Aim:
Print the data exactly, leaving nothing out.

[Begin Raw data]

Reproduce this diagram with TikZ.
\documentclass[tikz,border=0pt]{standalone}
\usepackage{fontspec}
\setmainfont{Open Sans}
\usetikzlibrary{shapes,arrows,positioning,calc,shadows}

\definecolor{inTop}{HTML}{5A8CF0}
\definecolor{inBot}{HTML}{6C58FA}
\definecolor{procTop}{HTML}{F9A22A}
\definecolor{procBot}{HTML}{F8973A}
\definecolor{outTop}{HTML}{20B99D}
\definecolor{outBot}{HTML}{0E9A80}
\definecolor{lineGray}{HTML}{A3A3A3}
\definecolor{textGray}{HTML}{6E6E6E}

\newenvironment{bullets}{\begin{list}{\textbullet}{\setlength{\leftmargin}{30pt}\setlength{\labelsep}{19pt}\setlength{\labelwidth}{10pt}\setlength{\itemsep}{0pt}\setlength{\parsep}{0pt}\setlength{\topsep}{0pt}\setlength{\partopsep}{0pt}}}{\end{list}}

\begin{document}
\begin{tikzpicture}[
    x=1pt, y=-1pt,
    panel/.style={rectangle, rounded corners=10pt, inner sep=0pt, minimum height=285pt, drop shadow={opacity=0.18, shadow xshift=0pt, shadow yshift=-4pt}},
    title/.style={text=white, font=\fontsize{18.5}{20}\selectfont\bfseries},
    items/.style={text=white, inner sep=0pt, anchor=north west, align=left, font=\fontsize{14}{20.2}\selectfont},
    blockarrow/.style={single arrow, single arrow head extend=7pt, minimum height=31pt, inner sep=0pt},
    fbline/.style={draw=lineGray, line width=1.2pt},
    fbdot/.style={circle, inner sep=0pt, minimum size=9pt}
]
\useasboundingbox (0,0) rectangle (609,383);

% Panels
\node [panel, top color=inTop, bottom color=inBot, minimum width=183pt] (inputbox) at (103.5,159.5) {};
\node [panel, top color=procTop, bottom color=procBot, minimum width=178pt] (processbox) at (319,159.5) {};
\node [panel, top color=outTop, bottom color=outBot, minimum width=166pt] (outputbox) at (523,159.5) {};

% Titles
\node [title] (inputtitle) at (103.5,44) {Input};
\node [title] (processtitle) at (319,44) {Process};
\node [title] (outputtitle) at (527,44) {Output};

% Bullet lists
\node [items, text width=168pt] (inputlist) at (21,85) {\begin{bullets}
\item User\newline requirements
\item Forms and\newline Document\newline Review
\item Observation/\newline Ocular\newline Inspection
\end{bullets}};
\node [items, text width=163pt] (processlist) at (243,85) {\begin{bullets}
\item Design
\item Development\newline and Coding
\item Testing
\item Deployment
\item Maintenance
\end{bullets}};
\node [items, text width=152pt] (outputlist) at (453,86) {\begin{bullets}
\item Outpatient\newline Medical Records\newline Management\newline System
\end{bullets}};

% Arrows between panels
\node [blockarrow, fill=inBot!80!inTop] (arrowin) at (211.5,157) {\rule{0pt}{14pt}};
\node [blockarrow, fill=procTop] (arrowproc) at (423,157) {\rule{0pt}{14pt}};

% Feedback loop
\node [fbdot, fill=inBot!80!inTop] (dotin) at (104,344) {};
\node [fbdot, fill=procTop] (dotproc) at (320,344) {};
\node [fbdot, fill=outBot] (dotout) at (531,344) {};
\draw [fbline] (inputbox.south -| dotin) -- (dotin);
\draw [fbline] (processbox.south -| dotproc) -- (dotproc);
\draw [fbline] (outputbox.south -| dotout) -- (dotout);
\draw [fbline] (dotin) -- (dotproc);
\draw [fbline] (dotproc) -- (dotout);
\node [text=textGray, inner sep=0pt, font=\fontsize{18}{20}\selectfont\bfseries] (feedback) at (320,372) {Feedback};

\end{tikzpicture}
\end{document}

[End Raw data]

Answer to this exercise:
Reproduce this diagram with TikZ.
\documentclass[tikz,border=0pt]{standalone}
\usepackage{fontspec}
\setmainfont{Open Sans}
\usetikzlibrary{shapes,arrows,positioning,calc,shadows}

\definecolor{inTop}{HTML}{5A8CF0}
\definecolor{inBot}{HTML}{6C58FA}
\definecolor{procTop}{HTML}{F9A22A}
\definecolor{procBot}{HTML}{F8973A}
\definecolor{outTop}{HTML}{20B99D}
\definecolor{outBot}{HTML}{0E9A80}
\definecolor{lineGray}{HTML}{A3A3A3}
\definecolor{textGray}{HTML}{6E6E6E}

\newenvironment{bullets}{\begin{list}{\textbullet}{\setlength{\leftmargin}{30pt}\setlength{\labelsep}{19pt}\setlength{\labelwidth}{10pt}\setlength{\itemsep}{0pt}\setlength{\parsep}{0pt}\setlength{\topsep}{0pt}\setlength{\partopsep}{0pt}}}{\end{list}}

\begin{document}
\begin{tikzpicture}[
    x=1pt, y=-1pt,
    panel/.style={rectangle, rounded corners=10pt, inner sep=0pt, minimum height=285pt, drop shadow={opacity=0.18, shadow xshift=0pt, shadow yshift=-4pt}},
    title/.style={text=white, font=\fontsize{18.5}{20}\selectfont\bfseries},
    items/.style={text=white, inner sep=0pt, anchor=north west, align=left, font=\fontsize{14}{20.2}\selectfont},
    blockarrow/.style={single arrow, single arrow head extend=7pt, minimum height=31pt, inner sep=0pt},
    fbline/.style={draw=lineGray, line width=1.2pt},
    fbdot/.style={circle, inner sep=0pt, minimum size=9pt}
]
\useasboundingbox (0,0) rectangle (609,383);

% Panels
\node [panel, top color=inTop, bottom color=inBot, minimum width=183pt] (inputbox) at (103.5,159.5) {};
\node [panel, top color=procTop, bottom color=procBot, minimum width=178pt] (processbox) at (319,159.5) {};
\node [panel, top color=outTop, bottom color=outBot, minimum width=166pt] (outputbox) at (523,159.5) {};

% Titles
\node [title] (inputtitle) at (103.5,44) {Input};
\node [title] (processtitle) at (319,44) {Process};
\node [title] (outputtitle) at (527,44) {Output};

% Bullet lists
\node [items, text width=168pt] (inputlist) at (21,85) {\begin{bullets}
\item User\newline requirements
\item Forms and\newline Document\newline Review
\item Observation/\newline Ocular\newline Inspection
\end{bullets}};
\node [items, text width=163pt] (processlist) at (243,85) {\begin{bullets}
\item Design
\item Development\newline and Coding
\item Testing
\item Deployment
\item Maintenance
\end{bullets}};
\node [items, text width=152pt] (outputlist) at (453,86) {\begin{bullets}
\item Outpatient\newline Medical Records\newline Management\newline System
\end{bullets}};

% Arrows between panels
\node [blockarrow, fill=inBot!80!inTop] (arrowin) at (211.5,157) {\rule{0pt}{14pt}};
\node [blockarrow, fill=procTop] (arrowproc) at (423,157) {\rule{0pt}{14pt}};

% Feedback loop
\node [fbdot, fill=inBot!80!inTop] (dotin) at (104,344) {};
\node [fbdot, fill=procTop] (dotproc) at (320,344) {};
\node [fbdot, fill=outBot] (dotout) at (531,344) {};
\draw [fbline] (inputbox.south -| dotin) -- (dotin);
\draw [fbline] (processbox.south -| dotproc) -- (dotproc);
\draw [fbline] (outputbox.south -| dotout) -- (dotout);
\draw [fbline] (dotin) -- (dotproc);
\draw [fbline] (dotproc) -- (dotout);
\node [text=textGray, inner sep=0pt, font=\fontsize{18}{20}\selectfont\bfseries] (feedback) at (320,372) {Feedback};

\end{tikzpicture}
\end{document}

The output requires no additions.